If there’s a big demand to bring it back, we can — but that’s going to require cash flow to go with it. At this point, I don’t think it’s a good investment for me.

Still diggin! 🙂

My Digg clone — from Reddit! 

11/26/07: “I wonder if we could start a Digg-like community with the readers of Scripting News.”

It would be the editorial system of a community formed around this blog. Eventually, every blog with even a small number of regular readers would have one. The bigger the blog, the more like Digg it would be. That’s not necessarily a good thing, because as these things get large, they move away from the eclectic and toward the humdrum

1/22/08: “You will be able to make three kinds of reddits: public, restricted, and private. A public reddit is just like the current reddits: anyone can view and submit to them. A restricted reddit allows anyone to view the content, but only invited members may submit, comment, or vote. A private reddit is like a restricted reddit, but with the additional restriction that only members can view the content as well. Moderators of a reddit will be able to remove posts and ban users from their reddits.”

Bing!

Scaling is like memory management 

Continuing the thread on commoditization of scalable server software, the third installment.

Matt Tucker said: “I’m not sure that S3 magically kills off the scaling priests. It certainly makes it easy to turn on more storage resources, but writing an application to scale efficiently across multiple virtual machines is no easy task.”

To which I responded… It won’t make scaling obsolete, but what it does do is commodify it.

Right now I can’t buy a Jabber server that scales without also hiring someone who will scale it for me.

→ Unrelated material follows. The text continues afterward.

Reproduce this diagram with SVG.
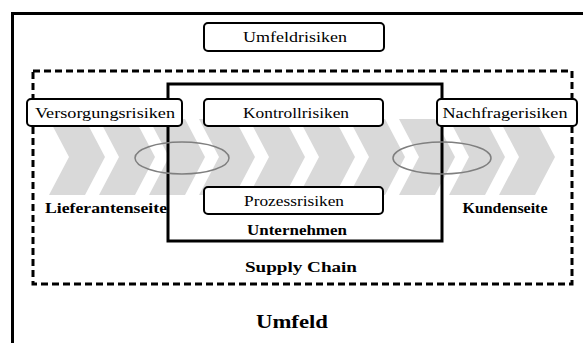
<svg xmlns="http://www.w3.org/2000/svg" width="583" height="343" viewBox="0 0 583 343">
<defs>
<style>
.box{fill:#fff;stroke:#000;stroke-width:2}
.lbl{font-family:"Liberation Serif","Times New Roman",serif;font-size:15px;fill:#000;text-anchor:middle}
.bold{font-family:"Liberation Serif","Times New Roman",serif;font-size:15px;font-weight:bold;fill:#000;text-anchor:middle}
.chev{fill:#d9d9d9}
.ell{fill:none;stroke:#7f7f7f;stroke-width:1.5}
</style>
<polygon id="chev" class="chev" points="-20,-38 0,0 -20,38 -56,38 -36,0 -56,-38"/>
</defs>
<rect width="583" height="343" fill="#fff"/>
<g id="umfeld">
<rect x="12.5" y="13.5" width="620" height="400" fill="none" stroke="#000" stroke-width="3"/>
<text class="bold" x="292" y="328" textLength="72" lengthAdjust="spacingAndGlyphs" style="font-size:18px">Umfeld</text>
</g>
<g id="chevrons">
<use href="#chev" x="105" y="157"/>
<use href="#chev" x="155" y="157"/>
<use href="#chev" x="205" y="157"/>
<use href="#chev" x="255" y="157"/>
<use href="#chev" x="305" y="157"/>
<use href="#chev" x="355" y="157"/>
<use href="#chev" x="405" y="157"/>
<use href="#chev" x="455" y="157"/>
<use href="#chev" x="505" y="157"/>
<use href="#chev" x="555" y="157"/>
</g>
<g id="supply-chain">
<rect x="33" y="71" width="539" height="213" fill="none" stroke="#000" stroke-width="3" stroke-dasharray="7,4"/>
<text class="bold" x="301" y="272" textLength="112" lengthAdjust="spacingAndGlyphs">Supply Chain</text>
</g>
<g id="unternehmen">
<rect x="168" y="84" width="274" height="157" fill="none" stroke="#000" stroke-width="3"/>
<text class="bold" x="297" y="235" textLength="100" lengthAdjust="spacingAndGlyphs">Unternehmen</text>
</g>
<g id="connectors">
<ellipse class="ell" cx="182" cy="158" rx="47" ry="16"/>
<ellipse class="ell" cx="442" cy="158" rx="49" ry="16"/>
</g>
<g id="lieferantenseite">
<text class="bold" x="106" y="213" textLength="122" lengthAdjust="spacingAndGlyphs">Lieferantenseite</text>
</g>
<g id="kundenseite">
<text class="bold" x="505" y="213" textLength="85" lengthAdjust="spacingAndGlyphs">Kundenseite</text>
</g>
<g id="umfeldrisiken">
<rect class="box" x="204" y="23" width="180" height="28" rx="4"/>
<text class="lbl" x="295" y="42" textLength="104" lengthAdjust="spacingAndGlyphs">Umfeldrisiken</text>
</g>
<g id="versorgungsrisiken">
<rect class="box" x="27" y="99" width="155" height="27" rx="4"/>
<text class="lbl" x="105" y="118" textLength="140" lengthAdjust="spacingAndGlyphs">Versorgungsrisiken</text>
</g>
<g id="kontrollrisiken">
<rect class="box" x="204" y="99" width="179" height="27" rx="4"/>
<text class="lbl" x="296" y="118" textLength="106" lengthAdjust="spacingAndGlyphs">Kontrollrisiken</text>
</g>
<g id="nachfragerisiken">
<rect class="box" x="437" y="99" width="140" height="27" rx="4"/>
<text class="lbl" x="505" y="118" textLength="125" lengthAdjust="spacingAndGlyphs">Nachfragerisiken</text>
</g>
<g id="prozessrisiken">
<rect class="box" x="204" y="187" width="179" height="27" rx="4"/>
<text class="lbl" x="294" y="206" textLength="100" lengthAdjust="spacingAndGlyphs">Prozessrisiken</text>
</g>
</svg>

But in a few years I should be able to buy a Jabber server that, when it needs more CPUs, just asks for them all transparently to the user, the same way my word processor asks the OS for more memory today.

I remember word processors that didn’t do memory management, you got a 64K buffer and that’s it. One document. When you filled it up, you started another.

Technology will go forward and scaling won’t be a black art, it’ll be something built into the software you license.

One response to this post.

  1. So, are you going to add a reddit to your blog?